[Source code of charts]
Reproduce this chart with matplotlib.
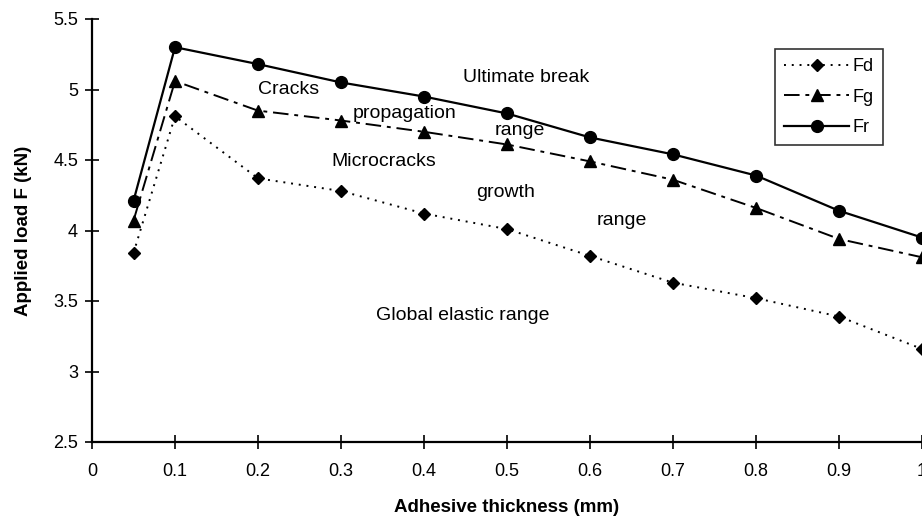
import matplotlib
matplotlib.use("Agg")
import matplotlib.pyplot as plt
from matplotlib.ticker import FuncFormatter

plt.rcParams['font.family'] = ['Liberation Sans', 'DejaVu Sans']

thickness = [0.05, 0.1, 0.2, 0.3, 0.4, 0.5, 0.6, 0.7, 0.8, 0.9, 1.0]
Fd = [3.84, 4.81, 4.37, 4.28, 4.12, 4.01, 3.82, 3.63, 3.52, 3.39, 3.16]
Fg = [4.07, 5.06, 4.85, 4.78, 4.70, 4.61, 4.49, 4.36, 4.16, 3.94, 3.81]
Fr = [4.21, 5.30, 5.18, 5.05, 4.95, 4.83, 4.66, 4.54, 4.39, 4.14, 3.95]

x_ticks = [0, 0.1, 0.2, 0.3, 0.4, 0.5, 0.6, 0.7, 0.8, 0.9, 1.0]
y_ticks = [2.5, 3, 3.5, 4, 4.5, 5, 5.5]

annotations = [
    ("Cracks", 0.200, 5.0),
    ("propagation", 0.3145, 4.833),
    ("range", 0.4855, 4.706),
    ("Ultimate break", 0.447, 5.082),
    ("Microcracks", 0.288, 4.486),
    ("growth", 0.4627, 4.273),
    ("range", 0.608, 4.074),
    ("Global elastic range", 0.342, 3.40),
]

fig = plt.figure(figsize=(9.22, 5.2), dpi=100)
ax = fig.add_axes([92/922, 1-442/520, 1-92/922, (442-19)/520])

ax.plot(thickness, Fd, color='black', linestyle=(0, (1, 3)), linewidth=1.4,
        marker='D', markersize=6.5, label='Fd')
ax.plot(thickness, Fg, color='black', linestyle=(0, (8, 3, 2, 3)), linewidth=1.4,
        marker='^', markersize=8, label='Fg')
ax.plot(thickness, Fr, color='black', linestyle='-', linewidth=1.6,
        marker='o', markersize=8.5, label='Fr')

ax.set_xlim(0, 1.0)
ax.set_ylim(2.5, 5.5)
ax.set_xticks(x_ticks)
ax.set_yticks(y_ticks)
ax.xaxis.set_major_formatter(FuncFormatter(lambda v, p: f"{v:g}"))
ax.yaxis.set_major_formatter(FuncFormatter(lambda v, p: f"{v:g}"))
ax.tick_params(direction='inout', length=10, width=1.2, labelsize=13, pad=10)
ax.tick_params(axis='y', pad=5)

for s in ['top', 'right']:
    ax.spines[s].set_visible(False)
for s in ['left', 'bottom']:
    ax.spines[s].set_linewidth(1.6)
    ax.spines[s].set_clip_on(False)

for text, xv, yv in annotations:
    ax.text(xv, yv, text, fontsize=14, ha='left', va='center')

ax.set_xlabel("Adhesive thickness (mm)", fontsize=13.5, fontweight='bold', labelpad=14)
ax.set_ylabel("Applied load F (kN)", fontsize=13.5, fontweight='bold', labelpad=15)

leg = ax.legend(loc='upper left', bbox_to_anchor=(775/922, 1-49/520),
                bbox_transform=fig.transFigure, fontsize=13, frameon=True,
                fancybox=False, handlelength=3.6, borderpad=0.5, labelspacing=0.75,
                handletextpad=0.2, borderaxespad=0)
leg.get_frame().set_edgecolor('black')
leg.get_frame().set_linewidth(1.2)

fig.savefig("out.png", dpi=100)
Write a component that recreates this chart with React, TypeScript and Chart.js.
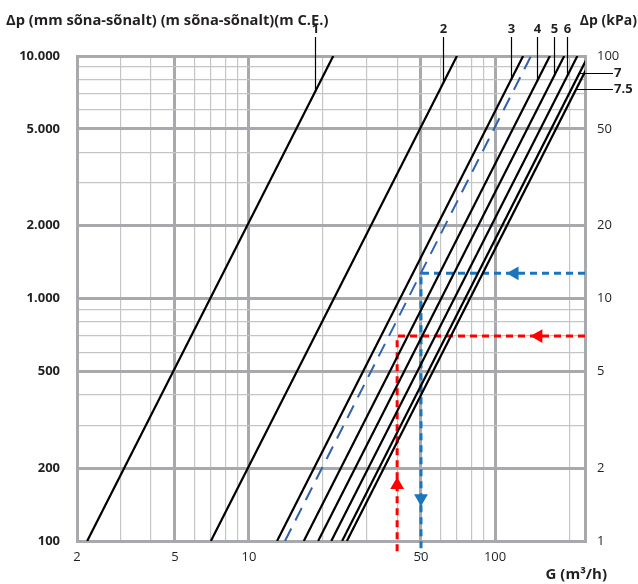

▶ [Task brief]
Only the lines from the top of the records through the line with "4.39, 4.14, 3.95]" belong in the copy; write them out exactly, leaving out pictures.

▶ [Task response]
Reproduce this chart with matplotlib.
import matplotlib
matplotlib.use("Agg")
import matplotlib.pyplot as plt
from matplotlib.ticker import FuncFormatter

plt.rcParams['font.family'] = ['Liberation Sans', 'DejaVu Sans']

thickness = [0.05, 0.1, 0.2, 0.3, 0.4, 0.5, 0.6, 0.7, 0.8, 0.9, 1.0]
Fd = [3.84, 4.81, 4.37, 4.28, 4.12, 4.01, 3.82, 3.63, 3.52, 3.39, 3.16]
Fg = [4.07, 5.06, 4.85, 4.78, 4.70, 4.61, 4.49, 4.36, 4.16, 3.94, 3.81]
Fr = [4.21, 5.30, 5.18, 5.05, 4.95, 4.83, 4.66, 4.54, 4.39, 4.14, 3.95]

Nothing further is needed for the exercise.